A non-interventionist temper encourages not to view the work in civil society as a fight for rights, equality of power, oppression by the State against the citizens, domination of upper caste against lower caste, but of recognising all kinds of imbalances and their interconnections and to act to balance, harmonise, relate, fuse and cohere.
Evidently, the language used to frame the situation informs the response to it. Even if there is discrimination, calling it out aloud incessantly will not decrease it, it will only help it acquire newer and more devious and violent forms. Unless hearts change, actions will not. No change in law of the land will cause this, true education alone will.

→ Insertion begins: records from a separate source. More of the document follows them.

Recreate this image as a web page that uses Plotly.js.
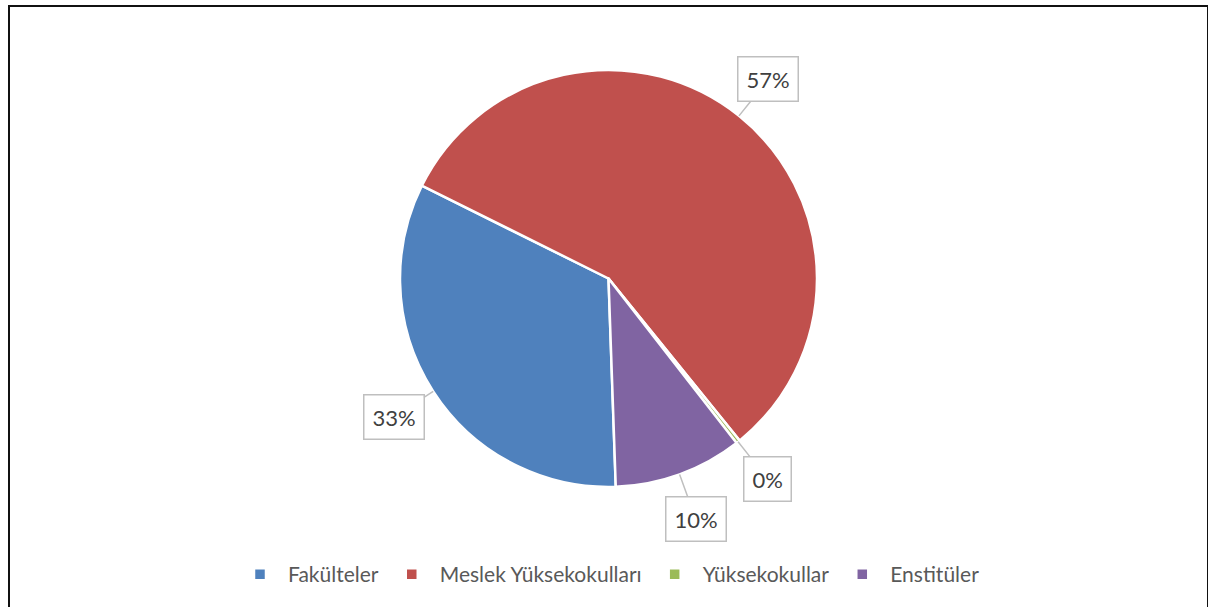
<!DOCTYPE html>
<html>
<head>
<meta charset="utf-8">
<script src="https://cdn.plot.ly/plotly-3.0.1.min.js"></script>
<style>
  html, body { margin: 0; padding: 0; background: #fff; }
  #chart { position: absolute; left: 0; top: 0; width: 1208px; height: 607px; }
  #frame { position: absolute; left: 8px; top: 5px; width: 1197px; height: 640px;
           border: 2px solid #111; pointer-events: none; }
</style>
</head>
<body>
<div id="chart"></div>
<div id="frame"></div>
<script>
const categories = ["Fakülteler", "Meslek Yüksekokulları", "Yüksekokullar", "Enstitüler"];
const values = [33, 57, 0.3, 10];
const colors = ["#4F81BD", "#C0504D", "#9BBB59", "#8064A2"];

const W = 1208, H = 607;
const margin = { l: 109, r: 100, t: 70, b: 120 };
const plotW = W - margin.l - margin.r;
const plotH = H - margin.t - margin.b;
const rotation = 178;

// Callout labels placed from slice mid-angles
const total = values.reduce((a, b) => a + b, 0);
const R = Math.min(plotW, plotH) / 2;
const annotations = [];
let cum = 0;
values.forEach((v, i) => {
  const frac = v / total;
  const mid = (rotation + (cum + frac / 2) * 360) * Math.PI / 180;
  cum += frac;
  const ex = Math.sin(mid), ey = -Math.cos(mid);
  const dist = 47;
  annotations.push({
    xref: "paper", yref: "paper",
    x: 0.5 + ex * R / plotW,
    y: 0.5 - ey * R / plotH,
    ax: ex * dist, ay: ey * dist,
    text: Math.round(frac * 100) + "%",
    showarrow: true, arrowhead: 0, arrowwidth: 1.5, arrowcolor: "#BFBFBF",
    bgcolor: "#FFFFFF", bordercolor: "#BFBFBF", borderwidth: 1.5, borderpad: 8,
    font: { family: "Lato, 'Liberation Sans', sans-serif", size: 22, color: "#404040" }
  });
});

const data = [{
  type: "pie",
  labels: categories,
  values: values,
  marker: { colors: colors, line: { color: "#FFFFFF", width: 2.5 } },
  sort: false,
  direction: "clockwise",
  rotation: rotation,
  textinfo: "none",
  hoverinfo: "none"
}];

const layout = {
  width: W, height: H,
  margin: margin,
  paper_bgcolor: "#FFFFFF",
  showlegend: true,
  legend: {
    orientation: "h", x: 0.5, xanchor: "center", y: -0.21, yanchor: "middle",
    itemwidth: 46,
    font: { family: "Lato, 'Liberation Sans', sans-serif", size: 21, color: "#595959" },
    itemclick: false
  },
  annotations: annotations
};

Plotly.newPlot("chart", data, layout, { displayModeBar: false, staticPlot: true });
</script>
</body>
</html>
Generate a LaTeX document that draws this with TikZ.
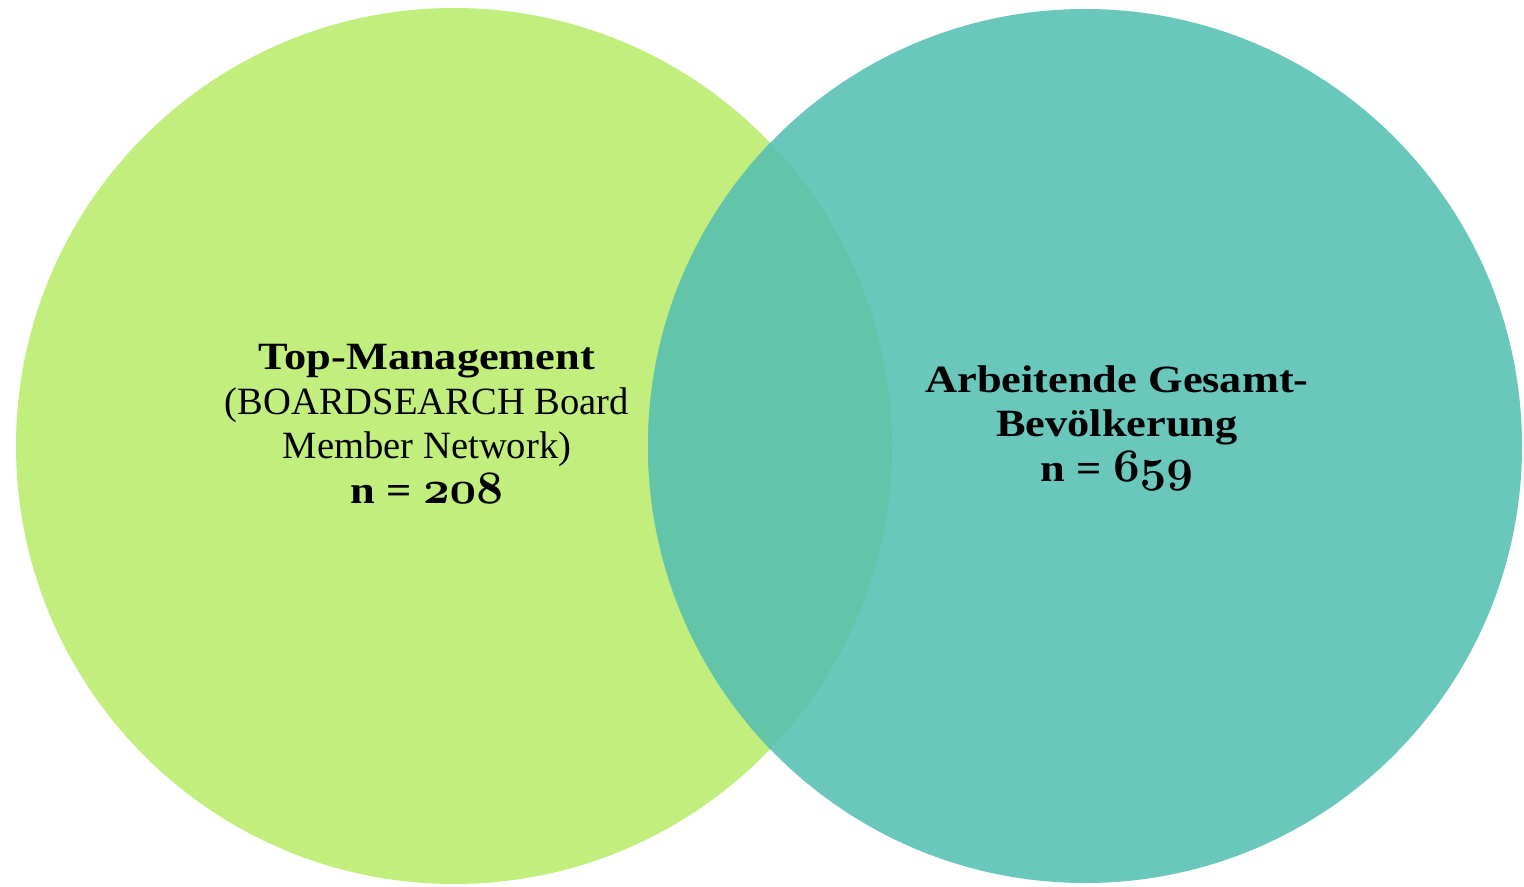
\documentclass[tikz,border=0pt]{standalone}
\usepackage{fontspec}
\setmainfont{Liberation Serif}[BoldFeatures={FakeStretch=1.15}]
\newcommand{\osnum}[1]{\scalebox{1.12}{\boldmath$\mathnormal{#1}$}}
\definecolor{lgreen}{HTML}{C2EE7D}
\definecolor{teal}{HTML}{6AC7BC}
\definecolor{mix}{HTML}{62C5AA}
\tikzset{
  setcircle/.style={circle, inner sep=0pt, minimum size=#1},
  label text/.style={align=center, inner sep=0pt, text=black,
    font=\fontsize{19.3pt}{22.25pt}\selectfont}
}
\begin{document}
\begin{tikzpicture}[x=0.5pt,y=-0.5pt]
\useasboundingbox (0,0) rectangle (1524,887);
\node[setcircle=438pt, fill=lgreen] (L) at (454,446) {};
\node[setcircle=437pt, fill=teal] (R) at (1085,446) {};
\begin{scope}
  \clip (454,446) circle[radius=219pt];
  \fill[mix] (1085,446) circle[radius=218.5pt];
\end{scope}
\node[label text] (LT) at (427,424) {\textbf{Top-Management}\\(BOARDSEARCH Board\\Member Network)\\\textbf{n = \osnum{208}}};
\node[label text] (RT) at (1117,428) {\textbf{Arbeitende Gesamt-}\\\textbf{Bevölkerung}\\\textbf{n = \osnum{659}}};
\end{tikzpicture}
\end{document}
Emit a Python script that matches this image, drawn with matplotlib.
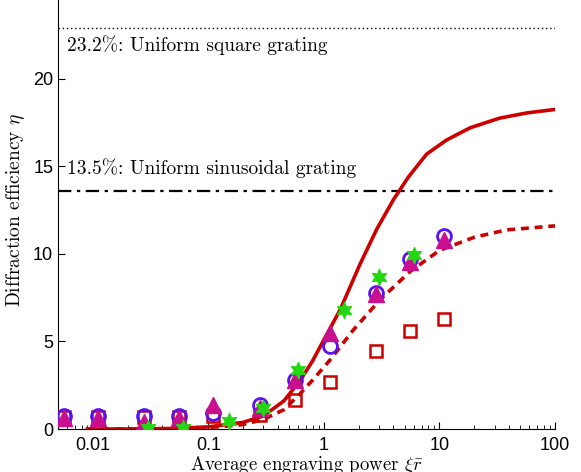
import matplotlib
matplotlib.use("Agg")
import matplotlib.pyplot as plt
import numpy as np

plt.rcParams['mathtext.fontset'] = 'cm'
plt.rcParams['font.family'] = ['Liberation Sans', 'DejaVu Sans']

# theory curves
x_solid = [0.009, 0.02, 0.05, 0.1, 0.2, 0.3, 0.45, 0.62, 0.8, 1.0, 1.38, 2.05, 2.86,
           4.0, 5.4, 7.75, 11.5, 18.4, 33.0, 57.0, 100.0]
y_solid = [0.0, 0.0, 0.03, 0.12, 0.38, 0.75, 1.6, 2.75, 3.9, 5.1, 6.8, 9.4, 11.4,
           13.1, 14.4, 15.7, 16.5, 17.2, 17.75, 18.05, 18.25]
x_dash = [0.009, 0.02, 0.05, 0.1, 0.2, 0.3, 0.45, 0.62, 0.8, 1.13, 1.8, 3.05, 5.56,
          10.0, 20.0, 38.0, 100.0]
y_dash = [0.0, 0.0, 0.02, 0.08, 0.25, 0.55, 1.1, 2.0, 2.8, 3.94, 5.66, 7.37, 8.99,
          10.2, 10.95, 11.37, 11.6]

# measured points
x_meas = [0.0056, 0.011, 0.028, 0.056, 0.11, 0.28, 0.56, 1.13, 2.8, 5.6, 11.0]
y_circ = [0.75, 0.75, 0.75, 0.75, 0.9, 1.37, 2.8, 4.76, 7.79, 9.7, 11.0]
y_tri = [0.6, 0.6, 0.42, 0.6, 1.37, 1.18, 2.8, 5.47, 7.7, 9.56, 10.8]
y_sq = [0.7, 0.7, 0.7, 0.7, 0.75, 0.8, 1.66, 2.7, 4.46, 5.6, 6.29]
x_star = [0.03, 0.06, 0.15, 0.3, 0.6, 1.5, 3.0, 6.0]
y_star = [0.04, 0.04, 0.47, 1.18, 3.37, 6.8, 8.7, 9.94]

square_level = 22.9
sine_level = 13.6

fig = plt.figure(figsize=(5.81, 4.72), dpi=100)
ax = fig.add_axes([58/581, 43/472, 497/581, 429/472])

red = '#cc0000'
ax.axhline(square_level, color='k', ls=(0, (1, 2)), lw=1.0)
ax.axhline(sine_level, color='k', ls=(0, (6, 2.5, 1.5, 2.5)), lw=1.6)
ax.plot(x_solid, y_solid, color=red, lw=2.6, zorder=3)
ax.plot(x_dash, y_dash, color=red, lw=2.6, ls=(0, (2.2, 1.6)), zorder=3)

ax.plot(x_meas, y_sq, ls='none', marker='s', ms=8, mfc='none', mec=red, mew=1.8, zorder=4)
ax.plot(x_meas, y_circ, ls='none', marker='o', ms=10, mfc='none', mec='#5a10f0', mew=2.0, zorder=5)
ax.plot(x_meas, y_tri, ls='none', marker='^', ms=12, color='#c8108f', zorder=6)
ax.scatter(x_star, y_star, marker=(6, 1, 0), s=130, color='#22d811', zorder=7)

ax.set_xscale('log')
ax.set_xlim(0.005, 100)
ax.set_ylim(0, 24.5)
ax.set_xticks([0.01, 0.1, 1, 10, 100])
ax.set_xticklabels(['0.01', '0.1', '1', '10', '100'])
ax.set_yticks([0, 5, 10, 15, 20])
ax.tick_params(which='both', direction='in', labelsize=13)
ax.tick_params(which='major', length=5, width=0.8)
ax.tick_params(which='minor', length=3, width=0.6)
ax.tick_params(axis='x', pad=6)
ax.spines['top'].set_visible(False)
ax.spines['right'].set_visible(False)

ax.text(0.006, 21.9, '23.2%: Uniform square grating', family='cmr10', fontsize=14,
        va='center')
ax.text(0.006, 14.9, '13.5%: Uniform sinusoidal grating', family='cmr10', fontsize=14,
        va='center')
ax.set_xlabel(r'Average engraving power $\xi\bar{r}$', family='cmr10', fontsize=13.5)
ax.xaxis.set_label_coords(0.5, -0.058)
ax.set_ylabel(r'Diffraction efficiency $\eta$', family='cmr10', fontsize=14)
ax.yaxis.set_label_coords(-0.062, 0.51)

fig.savefig('out.png', dpi=100)
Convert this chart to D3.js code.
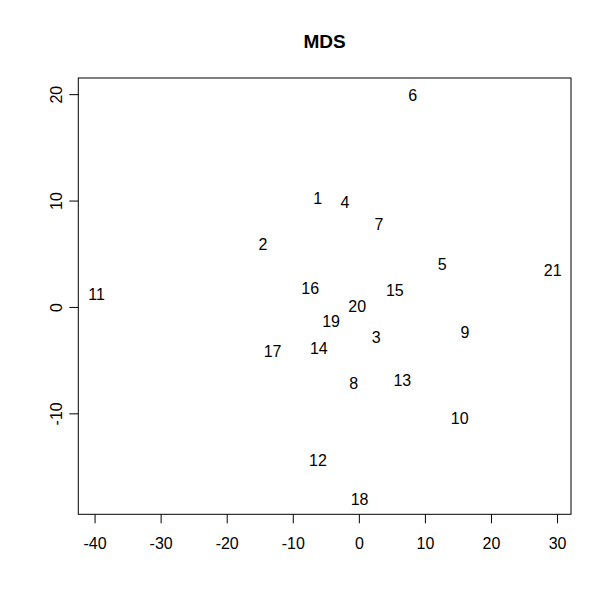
<!DOCTYPE html>
<html>
<head>
<meta charset="utf-8">
<script src="https://cdn.jsdelivr.net/npm/d3@7"></script>
<style>
  body { margin: 0; background: #fff; }
  svg text { font-family: "Liberation Sans", Arial, sans-serif; fill: #000; }
</style>
</head>
<body>
<div id="chart"></div>
<script>
// MDS coordinates, one label per point
const labels = ["1","2","3","4","5","6","7","8","9","10","11","12","13","14","15","16","17","18","19","20","21"];
const dim1 = [-6.21, -14.52, 2.61, -2.09, 12.6, 8.17, 3.03, -0.76, 16.06, 15.26, -39.7, -6.18, 6.58, -6.06, 5.44, -7.36, -13.05, 0.11, -4.21, -0.24, 29.35];
const dim2 = [10.29, 5.99, -2.73, 9.92, 4.16, 20.0, 7.86, -7.03, -2.28, -10.38, 1.33, -14.25, -6.76, -3.77, 1.71, 1.9, -4.05, -17.97, -1.25, 0.22, 3.54];
const xTicks = [-40, -30, -20, -10, 0, 10, 20, 30];
const yTicks = [-10, 0, 10, 20];

const W = 612, H = 612;
const box = { left: 78.3, right: 571, top: 78, bottom: 514.3 };

// R-style 4% extension of the data range
const pad = ext => { const d = (ext[1] - ext[0]) * 0.04; return [ext[0] - d, ext[1] + d]; };

const x = d3.scaleLinear().domain(pad(d3.extent(dim1))).range([box.left, box.right]);
const y = d3.scaleLinear().domain(pad(d3.extent(dim2))).range([box.bottom, box.top]);

// plain hyphen for negatives, like R
const fmt = d => String(d);

const svg = d3.select("#chart").append("svg")
  .attr("width", W).attr("height", H);

svg.append("rect")
  .attr("x", box.left).attr("y", box.top)
  .attr("width", box.right - box.left).attr("height", box.bottom - box.top)
  .attr("fill", "none").attr("stroke", "#000").attr("stroke-width", 1);

const xAxis = svg.append("g")
  .attr("transform", `translate(0,${box.bottom})`)
  .call(d3.axisBottom(x).tickValues(xTicks).tickSize(9).tickPadding(14).tickFormat(fmt));
xAxis.selectAll("text").style("font-size", "16px");

const yAxis = svg.append("g")
  .attr("transform", `translate(${box.left},0)`)
  .call(d3.axisLeft(y).tickValues(yTicks).tickSize(9).tickFormat(fmt));
yAxis.selectAll("text")
  .style("font-size", "16px")
  .attr("text-anchor", "middle")
  .attr("dy", null)
  .attr("x", null)
  .attr("transform", "translate(-22,0) rotate(-90)")
  .attr("dominant-baseline", "central");

[xAxis, yAxis].forEach(g => {
  g.select(".domain").remove();
  g.selectAll("line").attr("stroke", "#000");
});

svg.selectAll(".lbl")
  .data(labels)
  .join("text")
  .attr("class", "lbl")
  .attr("x", (d, i) => x(dim1[i]))
  .attr("y", (d, i) => y(dim2[i]))
  .attr("dy", 1.5)
  .attr("text-anchor", "middle")
  .attr("dominant-baseline", "central")
  .style("font-size", "16px")
  .text(d => d);

svg.append("text")
  .attr("x", (box.left + box.right) / 2)
  .attr("y", 41)
  .attr("text-anchor", "middle")
  .attr("dominant-baseline", "central")
  .style("font-size", "19px")
  .style("font-weight", "bold")
  .text("MDS");
</script>
</body>
</html>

[Wasn’t it this void that the civil society was then meant to sincerely fulfil? All its work, programmes, projects and theories of change, were but a means to relate, foster a dialogue and make an attempt to build perspectives so that at least a certain critical mass of society acts thoughtfully. When did chasing targets, including targets of ‘creating leaders' or ‘agents of change’, enter into the fray, not to mention the complete abuse of language this has engendered?]
To rile a few hearts then: it need not be man versus women, but it can be man and women, and it is perfectly fine if man is written before woman provided the hand that writes that ‘and’ knows fully the meaning that that conjunction implies. The fight around an ‘and’ eventually will result in an ‘or’ and quite likely degenerate into a ‘versus’ in less skillful hands. It is a war not worth fighting. We believe feminism may voice an objection but hopefully not too loudly.